The greenback traded lower across the board yesterday following better-than-expected US ADP and ISM services PMI numbers for October. ADP reported a 42,000 increase in new jobs (forecast 25,000) while Services PMI reached an eight-month high of 52.4 (previous 50). The results served to lower the odds for a December rate cut, albeit very modestly.

Taking Stock

Asian equity markets embraced yesterday’s Wall Street rally with enthusiasm. Hong Kong’s Hang Seng soared 2.12%, Japan’s TOPIX rose 1.38%, and Australia’s ASX 200 dropped 0.13%.

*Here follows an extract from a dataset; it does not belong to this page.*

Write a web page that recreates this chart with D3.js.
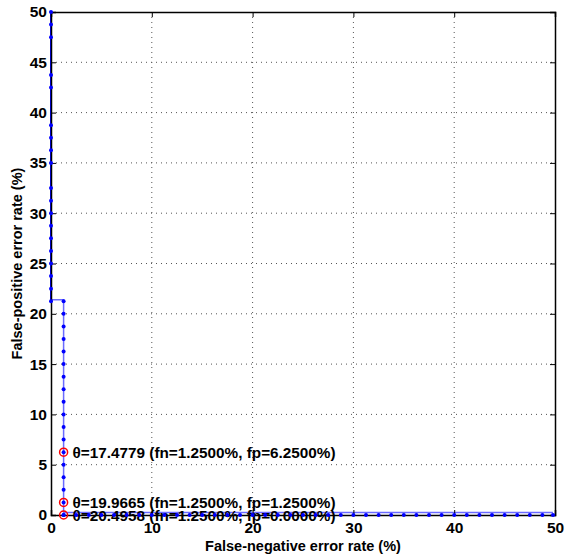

As of 7:00 a.m., European bourses are negative, led by a 0.55% drop in the French CAC-40. The German DAX is down 0.12% and the FTSE 100 index is down 0.30%. S&P 500 futures are flat, and the US Dollar Index (DXY) is 99.98. The US 10-year Treasury yield is 4.134%, and gold (XAUUSD) is $4012.94.

EURUSD

EURUSD drifted higher in a 1.1490–1.1524 range with support coming from German industrial production numbers for September (actual 1.3% m/m, forecast 3.3%, August -3.7% m/m). ECB Vice President Luis de Guindos said policymakers were happy with the current level of interest rates and that any dip in inflation below the 2.0% target would be temporary.

GBPUSD

GBPUSD traded in a 1.3045–1.3095 band, peaking after the Bank of England left rates unchanged at 4.0% in a 5-4 decision. Governor Andrew Bailey and policymakers Megan Greene, Clare Lombardelli, Catherine L Mann, and Huw Pill voted to hold because of sticky inflation, even though the Bank said, “CPI inflation is judged to have peaked.” Analysts now expect a 25 bp rate cut in December.

USDJPY

USDJPY traded defensively in a 153.53–154.14 range due to general US-dollar weakness, but the downside was supported by steady-to-firm Treasury yields. Japan’s Services PMI was 53.1 in October (compared to forecast 52.4) and was not a factor. The Japanese government is working to finalize an economic stimulus plan before the end of the month.

AUDUSD

AUDUSD traded sideways in a 0.6498–0.6519 range. The pair is underpinned by the RBA’s decision to leave rates unchanged (as expected) and by broad US-dollar selling after yesterday’s ADP and ISM Services data. Australia’s trade surplus also widened to AUD 3.938 billion from AUD 1.11 billion last month.

USDMXN

USDMXN consolidated Wednesday’s losses in an 18.5704–18.6124 range ahead of Banxico’s monetary policy decision today. The central bank is expected to cut its benchmark rate to 7.25% from 7.5%.

China

PBoC Fix: 7.0865 vs exp. 7.1222 (Prev. 7.0901)

Shanghai Shenzhen CSI 300 rose 1.43% to 4693.40

The International Air Transport Association (IATA) is adding the yuan to the basket of currencies available for payments through its clearing house, beginning next month.